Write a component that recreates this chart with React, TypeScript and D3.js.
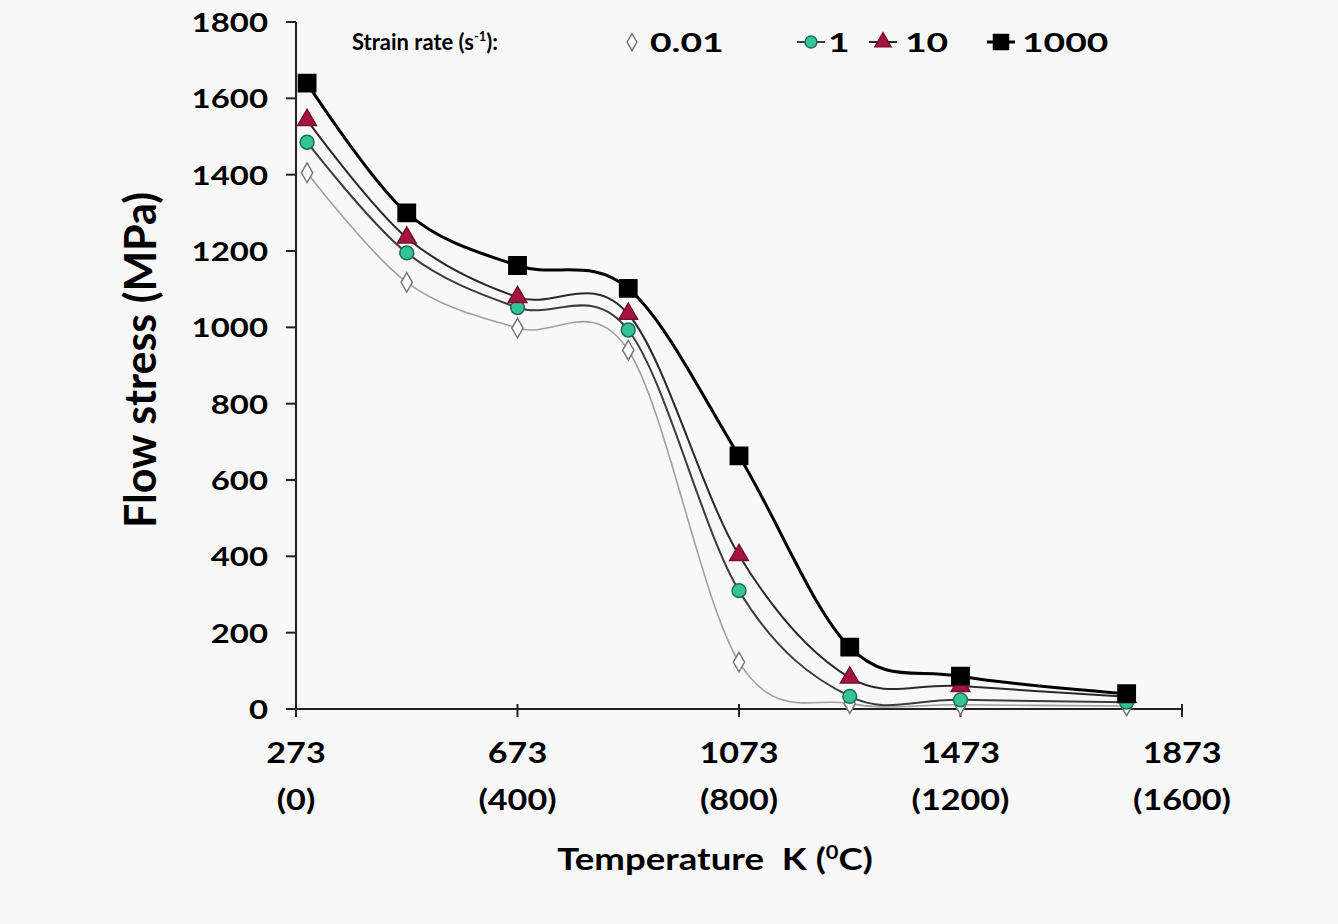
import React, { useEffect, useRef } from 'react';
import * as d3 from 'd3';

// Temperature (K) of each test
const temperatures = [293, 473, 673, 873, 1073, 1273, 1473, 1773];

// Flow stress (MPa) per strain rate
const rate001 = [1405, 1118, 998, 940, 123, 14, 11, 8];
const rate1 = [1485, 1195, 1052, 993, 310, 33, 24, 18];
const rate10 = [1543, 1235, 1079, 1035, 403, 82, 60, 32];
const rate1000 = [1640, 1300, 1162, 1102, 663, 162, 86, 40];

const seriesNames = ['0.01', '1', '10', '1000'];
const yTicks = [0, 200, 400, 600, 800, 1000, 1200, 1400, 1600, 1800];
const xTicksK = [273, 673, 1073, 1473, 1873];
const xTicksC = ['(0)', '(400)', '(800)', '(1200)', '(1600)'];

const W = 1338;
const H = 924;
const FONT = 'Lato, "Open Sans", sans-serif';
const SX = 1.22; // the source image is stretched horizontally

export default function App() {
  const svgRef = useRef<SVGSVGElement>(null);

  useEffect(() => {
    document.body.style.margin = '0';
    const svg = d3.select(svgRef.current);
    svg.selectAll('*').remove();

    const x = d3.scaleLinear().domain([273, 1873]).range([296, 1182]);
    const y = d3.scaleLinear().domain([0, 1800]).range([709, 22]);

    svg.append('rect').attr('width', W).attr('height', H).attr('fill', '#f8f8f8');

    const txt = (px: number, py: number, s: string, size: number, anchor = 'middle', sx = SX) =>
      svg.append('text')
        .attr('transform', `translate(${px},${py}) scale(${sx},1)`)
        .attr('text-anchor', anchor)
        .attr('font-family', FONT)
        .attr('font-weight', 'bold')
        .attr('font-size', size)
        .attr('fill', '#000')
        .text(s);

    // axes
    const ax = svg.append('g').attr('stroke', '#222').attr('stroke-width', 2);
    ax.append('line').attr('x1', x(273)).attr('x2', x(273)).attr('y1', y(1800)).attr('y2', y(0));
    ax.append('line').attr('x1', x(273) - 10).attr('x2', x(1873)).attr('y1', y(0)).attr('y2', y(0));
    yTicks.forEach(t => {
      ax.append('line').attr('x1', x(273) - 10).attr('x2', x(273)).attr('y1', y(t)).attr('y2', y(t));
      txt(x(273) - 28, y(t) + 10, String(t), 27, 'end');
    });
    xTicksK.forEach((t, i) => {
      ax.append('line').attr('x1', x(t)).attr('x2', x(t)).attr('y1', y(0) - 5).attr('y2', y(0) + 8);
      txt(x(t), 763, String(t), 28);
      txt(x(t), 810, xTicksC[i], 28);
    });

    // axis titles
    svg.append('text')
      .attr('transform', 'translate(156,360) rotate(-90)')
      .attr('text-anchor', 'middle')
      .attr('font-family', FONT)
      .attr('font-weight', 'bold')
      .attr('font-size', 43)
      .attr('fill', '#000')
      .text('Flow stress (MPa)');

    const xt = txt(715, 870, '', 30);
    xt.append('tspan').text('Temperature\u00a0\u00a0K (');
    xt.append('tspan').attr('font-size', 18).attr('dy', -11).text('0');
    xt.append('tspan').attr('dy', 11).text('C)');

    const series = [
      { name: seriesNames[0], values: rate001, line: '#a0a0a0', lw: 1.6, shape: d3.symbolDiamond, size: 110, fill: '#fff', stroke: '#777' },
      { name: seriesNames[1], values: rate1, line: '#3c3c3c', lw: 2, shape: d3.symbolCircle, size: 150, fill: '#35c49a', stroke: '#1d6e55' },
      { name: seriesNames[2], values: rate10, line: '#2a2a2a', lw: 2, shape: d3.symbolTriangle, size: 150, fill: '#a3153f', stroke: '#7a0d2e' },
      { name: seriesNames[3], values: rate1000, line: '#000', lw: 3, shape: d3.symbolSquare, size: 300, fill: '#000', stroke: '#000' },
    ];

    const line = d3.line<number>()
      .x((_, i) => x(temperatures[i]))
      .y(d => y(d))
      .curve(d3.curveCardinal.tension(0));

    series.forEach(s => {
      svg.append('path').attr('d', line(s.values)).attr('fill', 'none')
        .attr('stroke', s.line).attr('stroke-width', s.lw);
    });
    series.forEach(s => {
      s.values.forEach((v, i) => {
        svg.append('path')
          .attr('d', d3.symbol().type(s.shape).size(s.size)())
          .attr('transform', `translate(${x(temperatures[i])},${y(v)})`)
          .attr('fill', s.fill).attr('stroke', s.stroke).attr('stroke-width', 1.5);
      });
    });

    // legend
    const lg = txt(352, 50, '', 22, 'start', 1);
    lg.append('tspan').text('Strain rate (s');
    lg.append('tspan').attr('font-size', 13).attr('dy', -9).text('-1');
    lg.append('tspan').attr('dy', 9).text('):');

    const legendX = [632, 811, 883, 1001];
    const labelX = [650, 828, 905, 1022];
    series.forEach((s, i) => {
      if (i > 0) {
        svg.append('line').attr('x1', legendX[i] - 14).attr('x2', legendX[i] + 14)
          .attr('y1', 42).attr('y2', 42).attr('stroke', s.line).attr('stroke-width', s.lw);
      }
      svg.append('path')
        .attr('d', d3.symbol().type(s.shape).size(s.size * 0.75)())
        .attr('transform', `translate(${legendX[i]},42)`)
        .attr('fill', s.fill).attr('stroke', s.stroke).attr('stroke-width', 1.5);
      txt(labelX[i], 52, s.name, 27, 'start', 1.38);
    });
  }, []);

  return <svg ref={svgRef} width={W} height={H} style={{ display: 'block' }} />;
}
※ ※ ※
### Your objective
Each line from the top of the material through the line containing "const xTicksC = ['(0)', '(400)', '(800)', '(1200)', '(1600)'];" should be reproduced exactly; please drop any images.

### Answer to this task
Write a component that recreates this chart with React, TypeScript and D3.js.
import React, { useEffect, useRef } from 'react';
import * as d3 from 'd3';

// Temperature (K) of each test
const temperatures = [293, 473, 673, 873, 1073, 1273, 1473, 1773];

// Flow stress (MPa) per strain rate
const rate001 = [1405, 1118, 998, 940, 123, 14, 11, 8];
const rate1 = [1485, 1195, 1052, 993, 310, 33, 24, 18];
const rate10 = [1543, 1235, 1079, 1035, 403, 82, 60, 32];
const rate1000 = [1640, 1300, 1162, 1102, 663, 162, 86, 40];

const seriesNames = ['0.01', '1', '10', '1000'];
const yTicks = [0, 200, 400, 600, 800, 1000, 1200, 1400, 1600, 1800];
const xTicksK = [273, 673, 1073, 1473, 1873];
const xTicksC = ['(0)', '(400)', '(800)', '(1200)', '(1600)'];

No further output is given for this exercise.